**The request**
Exclude the pictures, then copy all remaining records exactly.

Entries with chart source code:
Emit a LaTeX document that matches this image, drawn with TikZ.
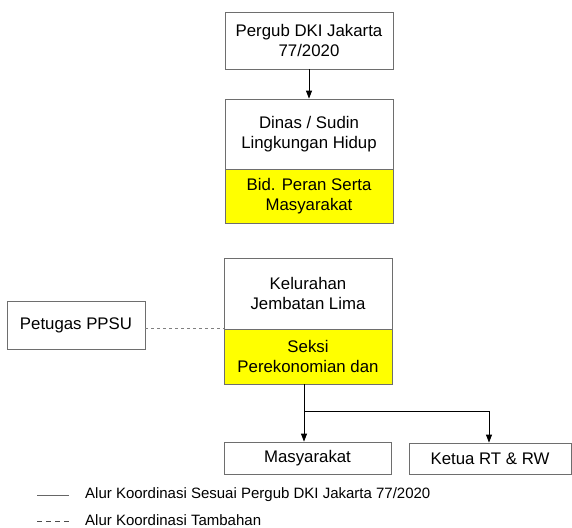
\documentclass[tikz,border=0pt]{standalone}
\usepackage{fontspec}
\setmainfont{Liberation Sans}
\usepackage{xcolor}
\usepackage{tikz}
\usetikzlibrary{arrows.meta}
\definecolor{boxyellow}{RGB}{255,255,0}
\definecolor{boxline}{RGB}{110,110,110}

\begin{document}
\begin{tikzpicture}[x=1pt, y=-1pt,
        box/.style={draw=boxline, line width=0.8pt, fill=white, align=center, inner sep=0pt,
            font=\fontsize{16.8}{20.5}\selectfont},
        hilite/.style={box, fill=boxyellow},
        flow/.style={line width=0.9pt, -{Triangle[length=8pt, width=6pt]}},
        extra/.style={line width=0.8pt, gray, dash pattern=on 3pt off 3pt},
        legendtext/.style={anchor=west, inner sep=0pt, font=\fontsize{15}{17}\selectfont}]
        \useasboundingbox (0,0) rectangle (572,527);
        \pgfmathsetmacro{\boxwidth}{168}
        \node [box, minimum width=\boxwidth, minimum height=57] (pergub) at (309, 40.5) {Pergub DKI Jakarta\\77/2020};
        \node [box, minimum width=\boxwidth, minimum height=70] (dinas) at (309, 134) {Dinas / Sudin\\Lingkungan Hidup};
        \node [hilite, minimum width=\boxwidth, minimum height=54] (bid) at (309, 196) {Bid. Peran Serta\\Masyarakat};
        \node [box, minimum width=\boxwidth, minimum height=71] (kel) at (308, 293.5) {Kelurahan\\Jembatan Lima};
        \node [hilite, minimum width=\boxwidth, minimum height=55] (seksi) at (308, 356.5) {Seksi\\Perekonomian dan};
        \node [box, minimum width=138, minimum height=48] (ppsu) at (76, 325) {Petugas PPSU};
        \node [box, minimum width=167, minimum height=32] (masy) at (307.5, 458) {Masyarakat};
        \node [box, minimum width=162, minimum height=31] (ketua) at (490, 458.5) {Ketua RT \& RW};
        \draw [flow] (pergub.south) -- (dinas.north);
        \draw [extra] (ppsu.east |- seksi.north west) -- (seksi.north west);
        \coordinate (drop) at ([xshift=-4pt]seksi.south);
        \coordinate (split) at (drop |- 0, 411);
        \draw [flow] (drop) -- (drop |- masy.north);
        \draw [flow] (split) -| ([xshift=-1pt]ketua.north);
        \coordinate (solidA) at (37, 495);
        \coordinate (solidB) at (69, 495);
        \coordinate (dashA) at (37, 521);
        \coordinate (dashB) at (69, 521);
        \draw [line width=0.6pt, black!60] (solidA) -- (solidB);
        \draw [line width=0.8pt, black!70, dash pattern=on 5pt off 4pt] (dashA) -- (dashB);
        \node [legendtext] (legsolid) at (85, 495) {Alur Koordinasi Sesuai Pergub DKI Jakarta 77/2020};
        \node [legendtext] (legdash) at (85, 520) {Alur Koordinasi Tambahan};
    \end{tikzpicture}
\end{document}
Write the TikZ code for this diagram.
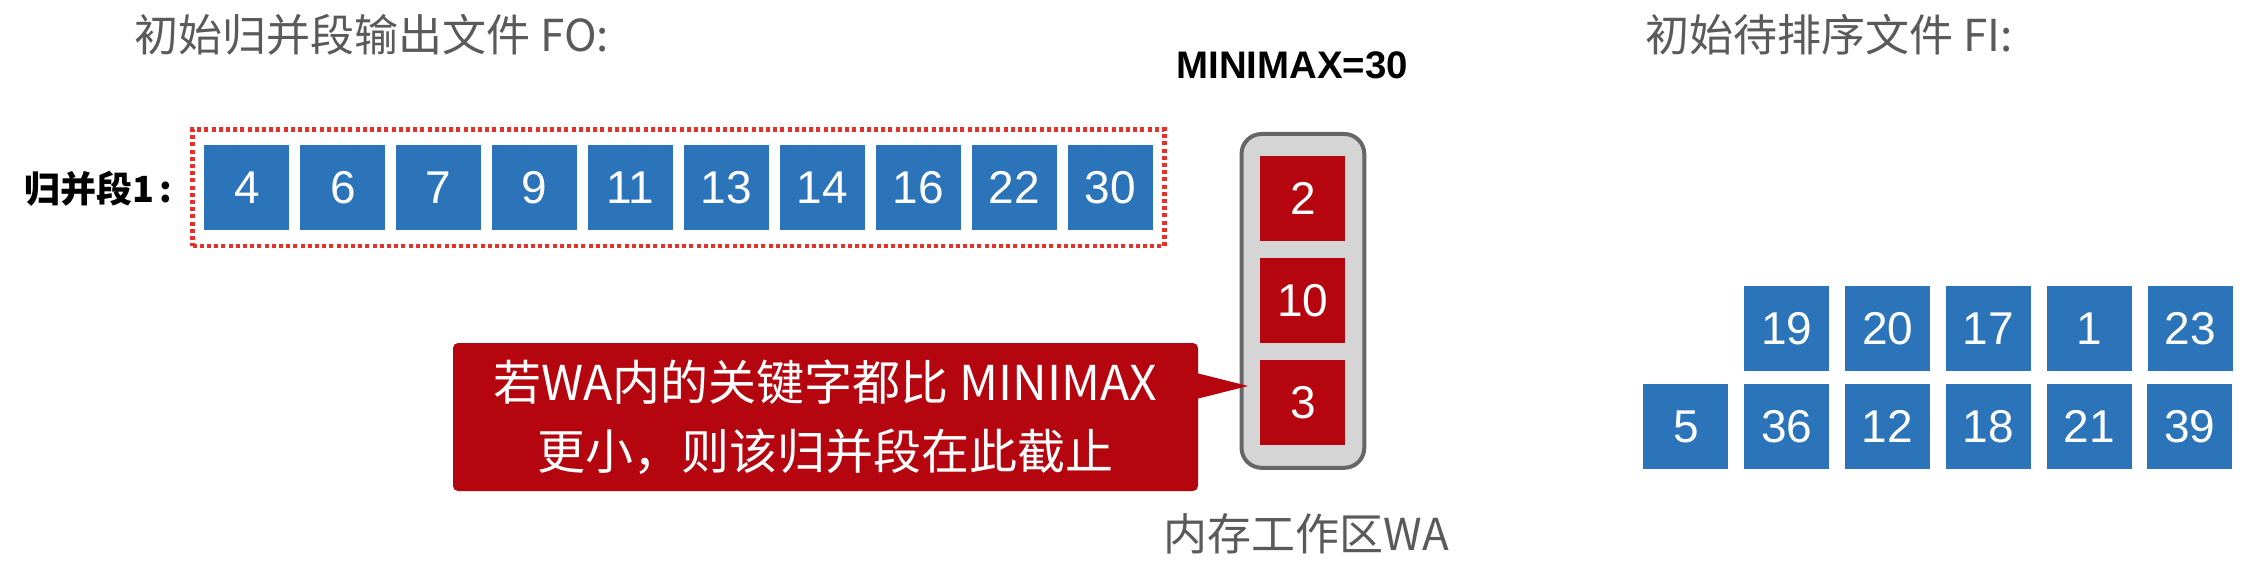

**Result of the exercise**
Emit a LaTeX document that matches this image, drawn with TikZ.
\documentclass[tikz,border=0pt]{standalone}
\usepackage{fontspec}
\setmainfont{Liberation Sans}
\usepackage{xcolor}
\usepackage{tikz}
\usetikzlibrary{arrows.meta}
\definecolor{boxyellow}{RGB}{255,255,0}
\definecolor{boxline}{RGB}{110,110,110}

\begin{document}
\begin{tikzpicture}[x=1pt, y=-1pt,
        box/.style={draw=boxline, line width=0.8pt, fill=white, align=center, inner sep=0pt,
            font=\fontsize{16.8}{20.5}\selectfont},
        hilite/.style={box, fill=boxyellow},
        flow/.style={line width=0.9pt, -{Triangle[length=8pt, width=6pt]}},
        extra/.style={line width=0.8pt, gray, dash pattern=on 3pt off 3pt},
        legendtext/.style={anchor=west, inner sep=0pt, font=\fontsize{15}{17}\selectfont}]
        \useasboundingbox (0,0) rectangle (572,527);
        \pgfmathsetmacro{\boxwidth}{168}
        \node [box, minimum width=\boxwidth, minimum height=57] (pergub) at (309, 40.5) {Pergub DKI Jakarta\\77/2020};
        \node [box, minimum width=\boxwidth, minimum height=70] (dinas) at (309, 134) {Dinas / Sudin\\Lingkungan Hidup};
        \node [hilite, minimum width=\boxwidth, minimum height=54] (bid) at (309, 196) {Bid. Peran Serta\\Masyarakat};
        \node [box, minimum width=\boxwidth, minimum height=71] (kel) at (308, 293.5) {Kelurahan\\Jembatan Lima};
        \node [hilite, minimum width=\boxwidth, minimum height=55] (seksi) at (308, 356.5) {Seksi\\Perekonomian dan};
        \node [box, minimum width=138, minimum height=48] (ppsu) at (76, 325) {Petugas PPSU};
        \node [box, minimum width=167, minimum height=32] (masy) at (307.5, 458) {Masyarakat};
        \node [box, minimum width=162, minimum height=31] (ketua) at (490, 458.5) {Ketua RT \& RW};
        \draw [flow] (pergub.south) -- (dinas.north);
        \draw [extra] (ppsu.east |- seksi.north west) -- (seksi.north west);
        \coordinate (drop) at ([xshift=-4pt]seksi.south);
        \coordinate (split) at (drop |- 0, 411);
        \draw [flow] (drop) -- (drop |- masy.north);
        \draw [flow] (split) -| ([xshift=-1pt]ketua.north);
        \coordinate (solidA) at (37, 495);
        \coordinate (solidB) at (69, 495);
        \coordinate (dashA) at (37, 521);
        \coordinate (dashB) at (69, 521);
        \draw [line width=0.6pt, black!60] (solidA) -- (solidB);
        \draw [line width=0.8pt, black!70, dash pattern=on 5pt off 4pt] (dashA) -- (dashB);
        \node [legendtext] (legsolid) at (85, 495) {Alur Koordinasi Sesuai Pergub DKI Jakarta 77/2020};
        \node [legendtext] (legdash) at (85, 520) {Alur Koordinasi Tambahan};
    \end{tikzpicture}
\end{document}
Write the TikZ code for this diagram.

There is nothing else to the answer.